For the A-to-Z April Blogging Challenge, I’m writing a story, aiming for 1000 words a day (every day except Sundays). Continuing today with the next part of the story about the character Codie Snow.
New to this series of posts? You might want to start here:
Okay, so I’m taking a little break today from the storytelling, because it’s time to look at something that’s very important to writers: the title of their book. Choose the wrong title and you’ve already got a huge strike against you (I know that from personal experience), but if you pick a good one, you’re on your way to generating reader interest.
So, the Codie Snow story that a good many of you have been following from the beginning (and some of you have joined later on)…it’s going to need a title eventually.
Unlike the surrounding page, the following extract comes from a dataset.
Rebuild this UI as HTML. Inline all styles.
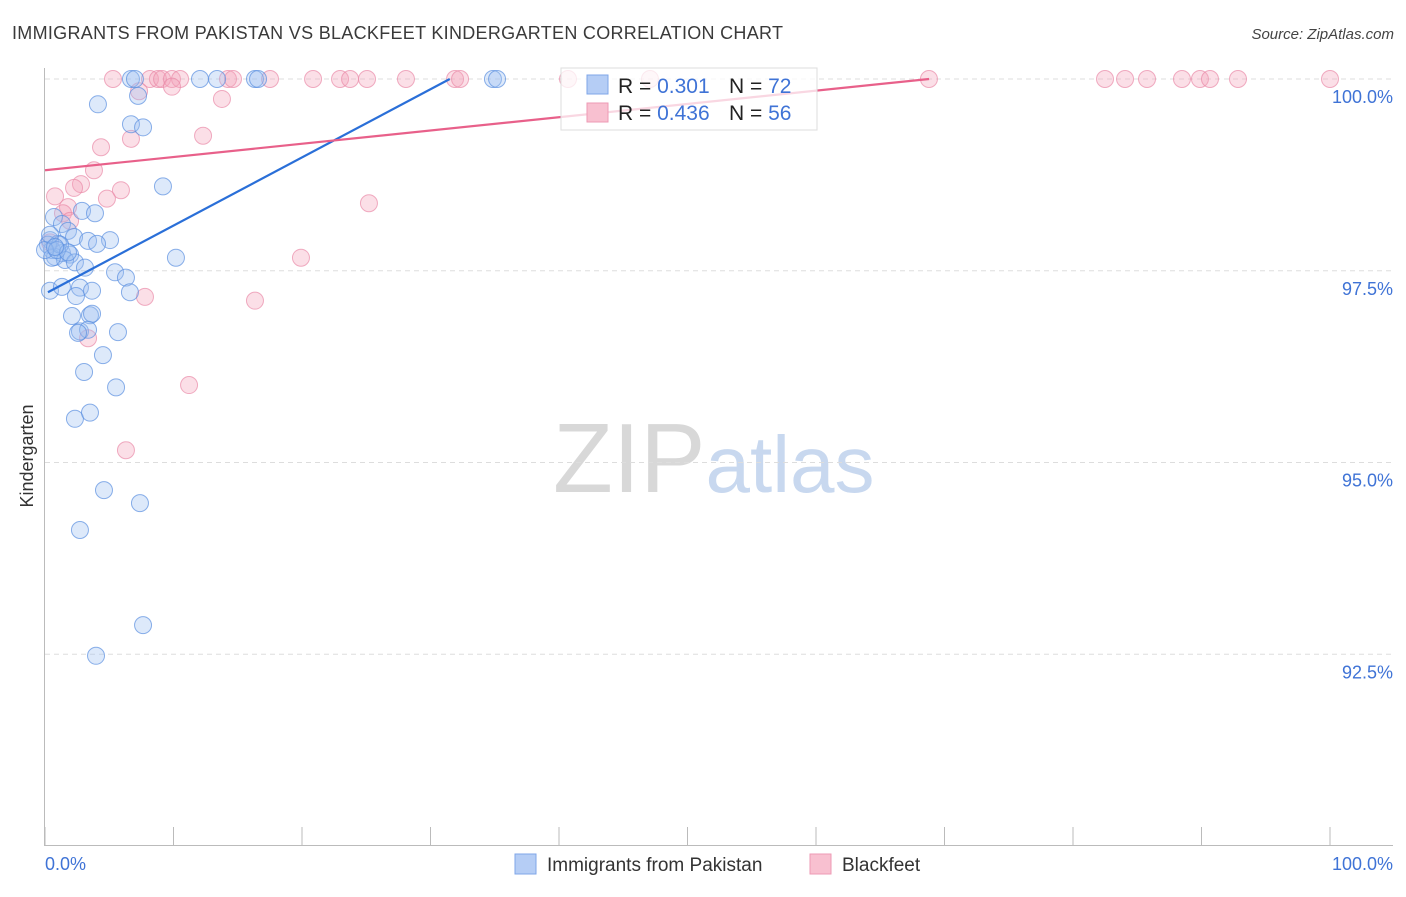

I already know what I’m going to title it and the remaining books in the series (I’ve planned seven total). I have a loose storyline for the seven (HINT! One of the “crimes” that Codie witnessed on her ride-along with Pete will be featured throughout the series) and I’m sure you’ve already picked up on the fact that there’s a love triangle going on. I had thought I knew who Codie was going to end up with but—in true Jade fashion—now I have no idea. I let the story and characters tell me what’s going to happen as we go and that’s why I don’t have a clue right now!
But let’s talk about title choices since, after all, that’s the focus of this post. I’ve chosen titles many different ways—sometimes, I let a line in the book inspired me (that’s where Fabric of Night came from). Other times, I let a theme rule (as I have in the Nicki Sosebee series—some readers have figured out what that is already). Then there are the ones where I let an idea from the book be the title—as in the case of Bullet. I had one reviewer say that the title (not to mention the cover) wasn’t doing it any favors but that it was a good book. I laughed a little at that, because that title felt so natural—and, if you’ve read the book, you might agree. Once I’d chosen the title, I found myself using so many bullet idioms. Again, if you’ve read the book, you’ve probably caught them. I’ve also used (and regretted!) another tactic, and many of you in the past heard me bemoan that choice. The book formerly known as Worst Mother was loved by several readers but lots of readers told me they’d avoided the book forever (or regretted having done so after reading the book) because of the title and the cover (the old cover was of a young preteen blonde girl—with a dirty face and wearing makeup that had smudged on her face because of her tears). I loved the cover and really loved the title, because I struggled for so long with it. I had an assortment of shitty titles and my husband suggested Worst Mother and I fell in love. The main character is not a bad mother, not by a long shot, but she feels like she is the worst mother on the planet (due to what happens in the story). But when readers saw the picture and read the title, they imagined the worst and stayed away in droves! I have since renamed it (and coming up with a new title took me forever too!) and given it a new cover. The title Laid Bare also represents how the main character feels in the book, but perhaps in a less intimidating fashion.
Suffice it to say that choosing a title is never easy, nor does it always come naturally.
So…the Codie Snow series. I wanted the series theme to be easily recognizable (think Janet Evanovich’s Stephanie Plum series or Sue Grafton’s Kinsey Millhone series—you don’t have to be one of their readers to recognize the titles One for the Money [Evanovich] and A is for Alibi [Grafton], even if you’ve never read them). And, for some reason, thinking about those books helped me (easily, actually!) come up with my titles. I’m not going to share them all yet, but I can and will tell you what the first book’s title will be: Once Around the Block. Figuring out a title for this story is a huge weight off my shoulders for many reasons, because it’s easier to “pimp” a book and get people talking about it if they can tell other readers the title of the book. And, once I have a title (and the story, of course), it’s much easier to get the cover made. The cover will be important because, as many of you know, I intend to take this story to Wattpad as (or after!) I revise it. The plan right now is to post a new chapter every three or so days (or once a week at the latest), and once the story’s actually written, that should be fairly easy. I’m given to understand I’ll need a cover for Wattpad. I might do some other fun things with this story before actually publishing it, but it’s been a lot of fun just writing it and sharing my process. It’s also made me a little nervous, because you’re seeing what Anne Lamott calls a “shitty first draft” and you’re seeing it live. I’m not holding anything back. It’s kind of scary but a lot of fun too. What I’m finding the most fun is where I hit those points where I stop and say, “Okay, this here? Lemme tell you about it.” I like telling you what’s going on “behind the scenes,” and that’s what has been making it fun for me. So know that I haven’t regretted for a second signing up for the A-to-Z Challenge and I plan to do it again next year.
Anyway…thanks for bearing with me while I digressed. I’ll write more story on Monday. I promise!